The human habitations in the mountainous regions of India are dominantly dependant on springs for drinking water, domestic usage and agricultural needs. Springs are the lifeline of water supplies for these regions. They have been called different names in different parts of India; “Zhara” in Maharashtra or “Jhora” in West Bengal, “Dhara” in Sikkim or “Naula” or “Baori” in Himachal Pradesh and Uttarakhand, “Kuiphir” in Mizoram or “Ephut” in Manipur, “Chhimik” in Leh-Ladakh and Jharna in Odisha. Springs also form important cultural and religious symbols for humans, with many spring sites being places of worship and prayer. Springs play a vital role in providing ecosystem services in the form of base flows, which feed many small and large rivers, sustain some of the important wetlands and help balance the dry season stocks in many lakes. Springs are points on the Earth’s surface through which groundwater emerges and flows. Most springs are discharged from aquifers, a system of rocks/rock material, which stores and transmits water to such springs and to wells.
Natural factors like climate and seismic activity affect spring discharge. Anthropogenic factors like increasing demand due to rise in resident population and surge in tourist inflow is putting huge pressures on mountain aquifer systems. Ecological degradation associated with land use – land cover change, especially for infrastructure development are shrinking the natural recharge areas of the springs and leading to deterioration in spring-water quality. It is reported that half of the perennial springs have already dried up or have become seasonal, resulting in acute water shortage for drinking and other domestic purposes, across hundreds of Himalayan villages. A continuing crisis of spring water depletion will consequently affect lives of millions of people in the mountains – both resident and visitors.
A majority of water conservation programs in the mountains have revolved around the concept of watersheds and watershed development, in the past. Watersheds are best described as the units of the land surface that drain water from the ridgeline to a common point into the valley through a system of interconnected stream channels. The watershed concept only accounts for surface water movement. Springsheds differ from watersheds because the source of spring water is determined by aquifer characteristics and not surface topography. Also, movement of spring water, which is groundwater, is determined by the underlying geology, that is, nature of rocks, their inclination and structure. The point where the spring emerges is based on the relationship of the aquifer to the watershed surface. A springshed is a set of watersheds and aquifers that integrate into a system that supplies water to a group of springs.
Types of Springs
Springs are fed by aquifers, a system of rocks/rock material, which stores and transmits water to such springs. Different rocks show different properties that are characteristic of the process of the formation of the rock. The extent of mountains aquifers, their geometry and hydrological parameters exhibit large variation influencing spring behavior. Recharge to the spring is governed by spring type, aquifer geometry and its properties. Geologically, springs are classified into five types.

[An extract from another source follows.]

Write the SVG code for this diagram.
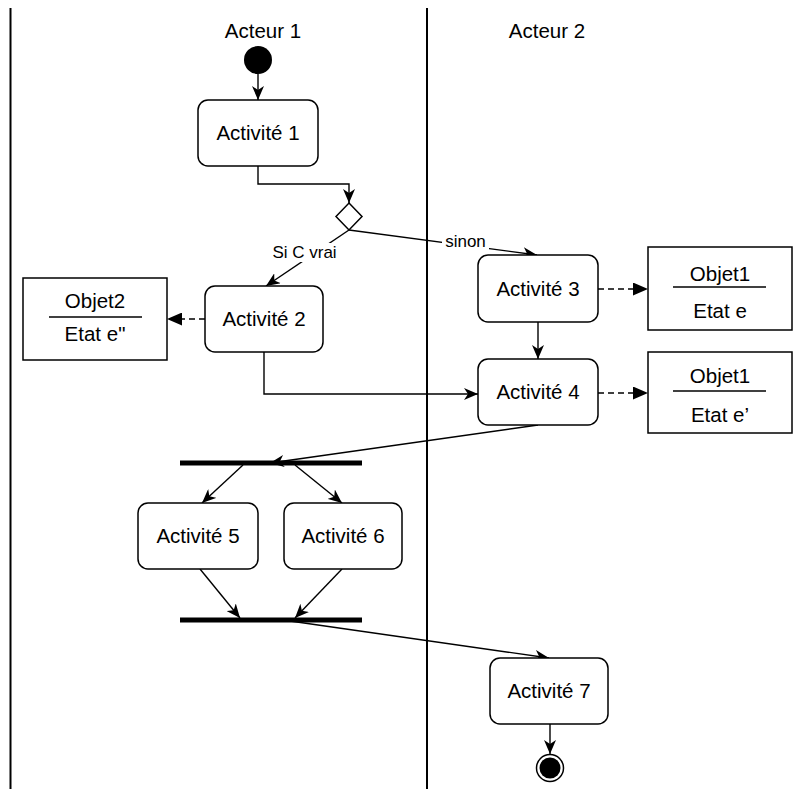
<svg xmlns="http://www.w3.org/2000/svg" width="805" height="792" viewBox="0 0 805 792">
<style>
text{font-family:"Liberation Sans",Arial,Helvetica,sans-serif;fill:#000;}
.t{font-size:20.5px;text-anchor:middle;}
.lbl{font-size:17px;text-anchor:middle;}
.act{fill:#fff;stroke:#000;stroke-width:1.5;}
.obj{fill:#fff;stroke:#000;stroke-width:1.5;}
.lane{stroke:#000;stroke-width:2;fill:none;}
.e{stroke:#000;stroke-width:1.4;fill:none;}
.d{stroke:#000;stroke-width:1.4;fill:none;stroke-dasharray:6 4;}
.bar{stroke:#000;stroke-width:5;}
</style>
<defs>
<marker id="cl" markerUnits="userSpaceOnUse" viewBox="0 0 14 12" refX="14" refY="6" markerWidth="14" markerHeight="12" orient="auto">
<path d="M0,0 L14,6 L0,12 L4,6 Z" fill="#000"/>
</marker>
<marker id="bl" markerUnits="userSpaceOnUse" viewBox="0 0 15 13" refX="15" refY="6.5" markerWidth="15" markerHeight="13" orient="auto">
<path d="M0,0 L15,6.5 L0,13 Z" fill="#000"/>
</marker>
</defs>
<rect width="805" height="792" fill="#fff"/>
<g id="lanes">
<line class="lane" x1="10.5" y1="8" x2="10.5" y2="789"/>
<line class="lane" x1="427" y1="8" x2="427" y2="789"/>
<text class="t" x="263" y="38">Acteur 1</text>
<text class="t" x="547" y="38">Acteur 2</text>
</g>
<g id="connectors">
<line class="e" x1="258" y1="74" x2="258" y2="100" marker-end="url(#cl)"/>
<polyline class="e" points="258,166 258,184 349,184 349,203" marker-end="url(#cl)"/>
<line class="e" x1="349" y1="230" x2="537" y2="255" marker-end="url(#cl)"/>
<line class="e" x1="349" y1="230" x2="266" y2="286" marker-end="url(#cl)"/>
<line class="d" x1="205" y1="319" x2="167" y2="319" marker-end="url(#bl)"/>
<polyline class="e" points="264,352 264,394 478,394" marker-end="url(#cl)"/>
<line class="d" x1="598" y1="289" x2="648" y2="289" marker-end="url(#bl)"/>
<line class="e" x1="538" y1="322" x2="538" y2="359" marker-end="url(#cl)"/>
<line class="d" x1="598" y1="393" x2="648" y2="393" marker-end="url(#bl)"/>
<line class="e" x1="538" y1="425" x2="270" y2="463" marker-end="url(#cl)"/>
<line class="e" x1="243" y1="465" x2="202" y2="503" marker-end="url(#cl)"/>
<line class="e" x1="295" y1="465" x2="342" y2="503" marker-end="url(#cl)"/>
<line class="e" x1="200" y1="569" x2="240" y2="618" marker-end="url(#cl)"/>
<line class="e" x1="342" y1="569" x2="295" y2="618" marker-end="url(#cl)"/>
<line class="e" x1="283" y1="620" x2="549" y2="658" marker-end="url(#cl)"/>
<line class="e" x1="550" y1="724" x2="550" y2="754" marker-end="url(#cl)"/>
<rect x="442" y="233" width="47" height="18" fill="#fff"/>
<text class="lbl" x="465.5" y="247">sinon</text>
<rect x="270" y="243" width="69" height="19" fill="#fff"/>
<text class="lbl" x="304.5" y="258">Si C vrai</text>
</g>
<g id="start"><circle cx="258" cy="60" r="14" fill="#000"/></g>
<g id="act1"><rect class="act" x="198" y="100" width="120" height="66" rx="10"/><text class="t" x="258" y="140">Activité 1</text></g>
<g id="decision"><polygon points="349,203 362,216.5 349,230 336,216.5" fill="#fff" stroke="#000" stroke-width="1.5"/></g>
<g id="act2"><rect class="act" x="205" y="286" width="118" height="66" rx="10"/><text class="t" x="264" y="326">Activité 2</text></g>
<g id="obj2"><rect class="obj" x="23" y="278" width="144" height="82"/><line x1="49" y1="317" x2="142" y2="317" stroke="#000" stroke-width="1.5"/><text class="t" x="95" y="308">Objet2</text><text class="t" x="95" y="341">Etat e"</text></g>
<g id="act3"><rect class="act" x="478" y="255" width="120" height="67" rx="10"/><text class="t" x="538" y="296">Activité 3</text></g>
<g id="obj1a"><rect class="obj" x="648" y="247" width="144" height="83"/><line x1="673" y1="287" x2="766" y2="287" stroke="#000" stroke-width="1.5"/><text class="t" x="720" y="281">Objet1</text><text class="t" x="720" y="318">Etat e</text></g>
<g id="act4"><rect class="act" x="478" y="359" width="120" height="66" rx="10"/><text class="t" x="538" y="399">Activité 4</text></g>
<g id="obj1b"><rect class="obj" x="648" y="352" width="144" height="81"/><line x1="673" y1="391" x2="766" y2="391" stroke="#000" stroke-width="1.5"/><text class="t" x="720" y="383">Objet1</text><text class="t" x="720" y="422">Etat e’</text></g>
<g id="fork"><line class="bar" x1="180" y1="463" x2="362" y2="463"/></g>
<g id="act5"><rect class="act" x="138" y="503" width="120" height="66" rx="10"/><text class="t" x="198" y="543">Activité 5</text></g>
<g id="act6"><rect class="act" x="284" y="503" width="118" height="66" rx="10"/><text class="t" x="343" y="543">Activité 6</text></g>
<g id="join"><line class="bar" x1="180" y1="620" x2="362" y2="620"/></g>
<g id="act7"><rect class="act" x="490" y="658" width="118" height="66" rx="10"/><text class="t" x="549" y="698">Activité 7</text></g>
<g id="end"><circle cx="550" cy="768" r="13.5" fill="#fff" stroke="#000" stroke-width="1.5"/><circle cx="550" cy="768" r="10.5" fill="#000"/></g>
</svg>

Depression springs are formed in unconfined aquifers when the topography intersects the water table, usually due to the surface stream incision. As the Springs are formed because of earth’s gravitational pull they are named depression or gravity springs. These are usually found along the hillside and cliffs.
Fracture springs occur due to existence of permeable fracture zones in low permeability rocks. Movement of groundwater is mainly through fractures that constitute the porosity and permeability of aquifers. Springs are formed where these fractures intersect the ground surface.
The term ‘Karst’ is derived from a Slavic word that means barren, stony ground. It is also the name of a region in Slovenia near the border with Italy that is well known for its sinkholes and springs. Geologists have adopted karst as the term for all such terrain. Cavities are formed in carbonates rocks (limestones, dolomites, etc.) due to dissolution of rock material by chemical reaction. Water moves through these cavities and openings to form a spring or a system of springs.
Faulting may also give rise to conditions in which groundwater (at depth) under hydrostatic pressure (such as in confined aquifers) can move up along such fault openings to form a spring.
Contact springs emerge at contacts where relatively permeable rocks overlie rocks of low permeability. Spring water emerges at such contacts.